Oltre ai dipinti sulla residenza del Vate, sono esposte anche alcune opere dedicate a Roma, città natale dell’artista, al centro di molti dei suoi capolavori.
“Non c’è un che di templare nel Vittoriale? Certo che sì – ha sottolineato Di Capua – . Gli studiosi delle antiche civiltà umane ci spiegano come, all’origine, non sia stata la città a generare l’esigenza e la costruzione di un tempio, ma esattamente il contrario: la fondazione di tutta una città scaturirebbe dunque da un’architettura enigmatica e solitaria. Allora qualcosa di simile accettiamo anche noi, rifacendo il percorso dei quadri di Mauro a ritroso: dal tempio del Vate andiamo a Roma”.
In mostra anche i dipinti “Pantheon” (2023, olio su tela, cm 120×80), “Colosseo quadrato” (2023, olio su tela, cm 130×100), e “Colosseo” (2023, olio su tela, cm 140×100).

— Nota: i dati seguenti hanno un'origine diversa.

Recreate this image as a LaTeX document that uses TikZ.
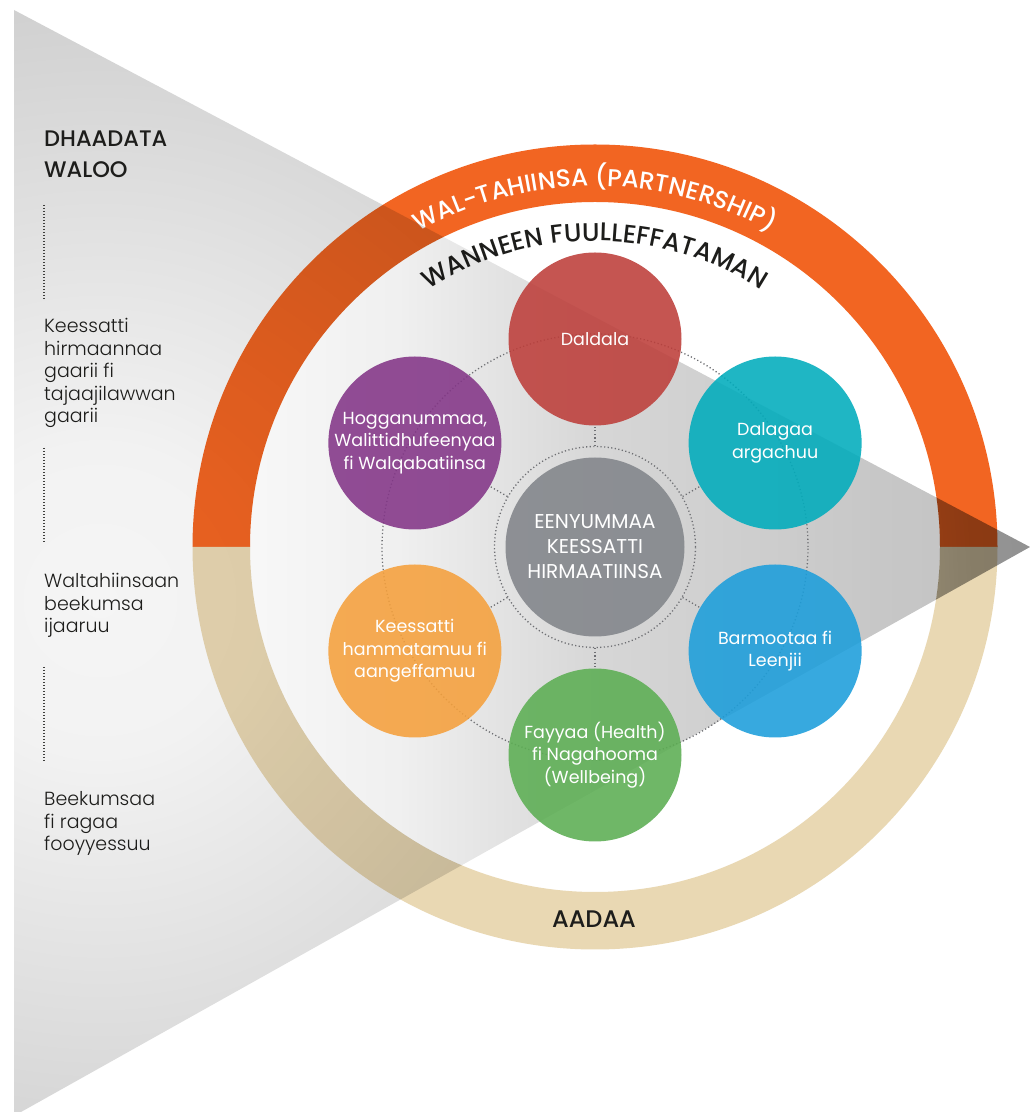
\documentclass[tikz,border=0pt]{standalone}
\usepackage{fontspec}
\setmainfont{Poppins}
\newfontfamily\medfont{Poppins Medium}
\newfontfamily\lightfont{Poppins Light}
\usetikzlibrary{decorations.text,fadings}
\definecolor{ringor}{HTML}{F26522}
\definecolor{ringbe}{HTML}{E9D8B3}
\definecolor{cred}{HTML}{BD3E3A}
\definecolor{cteal}{HTML}{00ACBC}
\definecolor{cblue}{HTML}{1C9EDB}
\definecolor{cgreen}{HTML}{5CAE53}
\definecolor{corange}{HTML}{F5A03C}
\definecolor{cpurple}{HTML}{833587}
\definecolor{cgray}{HTML}{84878C}
\definecolor{dotc}{HTML}{6E6F73}
\definecolor{txt}{HTML}{1D1D1B}
% radial mask: light near the middle of the left edge, darker towards the corners and the tip
\pgfdeclareradialshading{radA}{\pgfpoint{0bp}{0bp}}{color(0bp)=(black!96); color(150bp)=(black!95); color(450bp)=(black!86); color(620bp)=(black!81); color(870bp)=(black!58); color(1300bp)=(black!52)}
% masks in page units, centred on the page centre (515.5,556)
\begin{tikzfadingfrompicture}[name=fadeA]
  \useasboundingbox (-515.5pt,-556pt) rectangle (515.5pt,556pt);
  \fill[black!55] (-515.5pt,-556pt) rectangle (515.5pt,556pt);
  \node[inner sep=0pt] at (-415.5pt,-44pt) {\pgfuseshading{radA}};
\end{tikzfadingfrompicture}
\begin{tikzfadingfrompicture}[name=fadeB]
  \useasboundingbox (-515.5pt,-556pt) rectangle (515.5pt,556pt);
  \shade[left color=transparent!97, right color=transparent!97] (-515.5pt,-556pt) rectangle (-265pt,556pt);
  \shade[left color=transparent!97, right color=transparent!94] (-266pt,-556pt) rectangle (-115pt,556pt);
  \shade[left color=transparent!94, right color=transparent!84] (-116pt,-556pt) rectangle (85pt,556pt);
  \shade[left color=transparent!84, right color=transparent!78] (84pt,-556pt) rectangle (365pt,556pt);
  \shade[left color=transparent!78, right color=transparent!76] (364pt,-556pt) rectangle (515.5pt,556pt);
\end{tikzfadingfrompicture}
\begin{document}
\begin{tikzpicture}[x=1pt,y=1pt,
  hexc/.style={circle, minimum size=173pt, inner sep=0pt, fill opacity=0.88, text opacity=1, text=white, align=center, font=\fontsize{17.5}{22.5}\selectfont},
  dotline/.style={draw=dotc, line width=1.3pt, dash pattern=on 1.2pt off 2.4pt},
  lefthead/.style={anchor=base west, inner sep=0pt, text=txt, font=\medfont\fontsize{22.5}{31}\selectfont},
  leftbody/.style={anchor=base west, inner sep=0pt, text=txt, font=\lightfont\fontsize{19}{23}\selectfont},
  vdots/.style={draw=txt!85, line width=1.4pt, dash pattern=on 1.3pt off 1.7pt},
  overlay/.style={black, fit fading=false, fading transform={shift={(515.5,556)}}}]
\useasboundingbox (0,0) rectangle (1031,1112);
\fill[white] (0,0) rectangle (1031,1112);
\coordinate (O) at (595,565);
% outer ring
\fill[ringor] (997.5,565) arc[start angle=0,end angle=180,radius=402.5] -- (250,565) arc[start angle=180,end angle=0,radius=345] -- cycle;
\fill[ringbe] (997.5,565) arc[start angle=0,end angle=-180,radius=402.5] -- (250,565) arc[start angle=180,end angle=360,radius=345] -- cycle;
% curved texts
\path[decorate, decoration={text along path, text align=center, text color=white,
  text={|\medfont\fontsize{24.5}{24.5}\selectfont|WAL-TAHIINSA (PARTNERSHIP)}}]
  (234,565) arc[start angle=180, end angle=0, radius=361];
\path[decorate, decoration={text along path, text align=center, text color=txt,
  text={|\medfont\fontsize{25.5}{25.5}\selectfont|WANNEEN FUULLEFFATAMAN}}]
  (289,565) arc[start angle=180, end angle=0, radius=306];
\node[anchor=base, inner sep=0pt, text=txt, font=\medfont\fontsize{24}{24}\selectfont] (aadaa) at (594,184) {AADAA};
% translucent triangle, outside the inner disc
\begin{scope}
  \clip (14,1102) -- (1030,565) -- (21,0) -- (14,0) -- cycle;
  \fill[overlay, path fading=fadeA] (0,0) -- (1031,0) -- (1031,1112) -- (0,1112) -- cycle
     (940,565) arc[start angle=0, end angle=-360, radius=345];
\end{scope}
% translucent triangle, inside the inner disc
\begin{scope}
  \clip (O) circle[radius=345];
  \fill[overlay, path fading=fadeB] (14,1102) -- (1030,565) -- (21,0) -- (14,0) -- cycle;
\end{scope}
% dotted orbits
\node[circle, minimum size=426pt, inner sep=0pt, dotline] (orbit) at (O) {};
\node[circle, minimum size=201pt, inner sep=0pt, dotline] (corering) at (O) {};
% circles
\node[circle, minimum size=179pt, inner sep=0pt, fill=cgray, fill opacity=0.9, text opacity=1, text=white, align=center, font=\fontsize{20}{25}\selectfont] (core) at (O) {EENYUMMAA\\KEESSATTI\\HIRMAATIINSA};
\node[hexc, fill=cred] (n1) at ([shift={(90:208)}]O) {Daldala};
\node[hexc, fill=cteal] (n2) at ([shift={(30:208)}]O) {Dalagaa\\argachuu};
\node[hexc, fill=cblue] (n3) at ([shift={(-30:208)}]O) {Barmootaa fi\\Leenjii};
\node[hexc, fill=cgreen] (n4) at ([shift={(-90:208)}]O) {Fayyaa (Health)\\fi Nagahooma\\(Wellbeing)};
\node[hexc, fill=corange] (n5) at ([shift={(210:208)}]O) {Keessatti\\hammatamuu fi\\aangeffamuu};
\node[hexc, fill=cpurple] (n6) at ([shift={(150:208)}]O) {Hogganummaa,\\Walittidhufeenyaa\\fi Walqabatiinsa};
% connectors
\draw[dotline] (corering.90) -- (n1.270);
\draw[dotline] (corering.30) -- (n2.210);
\draw[dotline] (corering.-30) -- (n3.150);
\draw[dotline] (corering.-90) -- (n4.90);
\draw[dotline] (corering.210) -- (n5.30);
\draw[dotline] (corering.150) -- (n6.-30);
% left column
\node[lefthead] (h1) at (44,965) {DHAADATA};
\node[lefthead] (h2) at (44,934) {WALOO};
\coordinate (d1a) at (44,907); \coordinate (d1b) at (44,812);
\coordinate (d2a) at (44,664); \coordinate (d2b) at (44,569);
\coordinate (d3a) at (44,445); \coordinate (d3b) at (44,351);
\draw[vdots] (d1a) -- (d1b);
\draw[vdots] (d2a) -- (d2b);
\draw[vdots] (d3a) -- (d3b);
\node[leftbody] (a1) at (44,779) {Keessatti};
\node[leftbody] (a2) at (44,756.5) {hirmaannaa};
\node[leftbody] (a3) at (44,734) {gaarii fi};
\node[leftbody] (a4) at (44,711.5) {tajaajilawwan};
\node[leftbody] (a5) at (44,689) {gaarii};
\node[leftbody] (b1) at (44,524) {Waltahiinsaan};
\node[leftbody] (b2) at (44,501.5) {beekumsa};
\node[leftbody] (b3) at (44,479) {ijaaruu};
\node[leftbody] (c1) at (44,306) {Beekumsaa};
\node[leftbody] (c2) at (44,283.5) {fi ragaa};
\node[leftbody] (c3) at (44,261) {fooyyessuu};
\end{tikzpicture}
\end{document}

Le sculture di Paolo Delle Monache: tra memoria e oblio
Allestita nel Parco del Vittoriale, la mostra “Paolo Delle Monache. Diario tra memoria e oblio”, a cura di Nicola Loi (Studio Copernico), con un testo critico di Marco Meneguzzo, si compone di cinque imponenti opere di bronzo. Utilizzando il Vittoriale degli Italiani come cornice ideale, l’esposizione indaga la natura frammentata della memoria e la sua capacità di evocare e reinterpretare i luoghi attraverso le sculture.

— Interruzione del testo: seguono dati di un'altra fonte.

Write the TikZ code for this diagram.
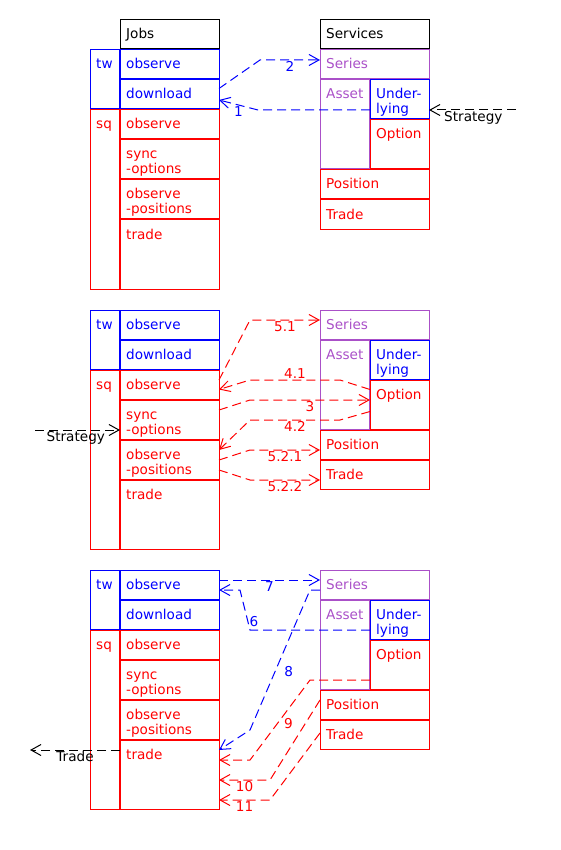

“Considero il titolo di una mia mostra un dialogo con chi osserva, una chiave di lettura con cui gettare un ponte con chi guarda – ha affermato Paolo Delle Monache, e aggiunge: “Non si può fare un applauso con una mano sola. Opera e spettatore sono le due mani”.
Il titolo della mostra di Paolo Delle Monache al Vittoriale degli italiani nasce accostando l’uno all’altro due titoli di sculture presenti in mostra: Diario (composto da una pagina quadrata di bronzo traforato, di tre metri per tre, in cui le parole sono architetture che si susseguono mute, con al centro una piccola presenza umana che riflette sul suo profondo legame con i luoghi che la circondano) e Tra memoria e oblio (un totem di tre volti verticali – uno che guarda indietro, uno avanti, uno sognante – metafora del tempo passato, presente e futuro). Accostare questi due titoli per derivarne un terzo è un modo per evocare il percorso in divenire di Paolo Delle Monache. Una ricerca basata sul frammento quale elemento narrativo, che in alcuni casi è frammento di corpo umano (volti, mani, arti), in altri frammento di luoghi (ovvero “sfoglie di architetture”). Entrambi sono due facce della stessa medaglia, ma con apparenze diverse. La mostra Diario tra memoria e oblio ha come obiettivo il comporre un dialogo armonico con uno spazio caratterizzato da un susseguirsi di camere delle meraviglie al chiuso e a cielo aperto.
Sottolinea l’autore:
“Un luogo colmo di bellezza in cui collocare alcune sculture che appaiano come lì da sempre. Presenze umili, silenziose, rivolte allo scandire del tempo come una meridiana. La possibilità di allestire uno spazio all’interno verrebbe tradotta in una invasione di volti di terracotta e di bronzo, ovvero nella creazione di una stanza di visi, colma di sogni, nostalgia, memoria e oblio”,
Le opere, realizzate in bronzo, “Diario” (2015, cm. 293x292x100), “Tra memoria e oblio” (2004, cm. 285x90x70), “Tempio” (2003, 7 elementi in misure ambiente, alte 320 cm), “Oblio” (2001, cm 100x204x140), ed “Elogio del vento” (2006, cm. 313x80x73), richiamano luoghi nostalgici e sensazioni malinconiche, permettendo ai visitatori di intraprendere un percorso attraverso i ricordi dello scultore.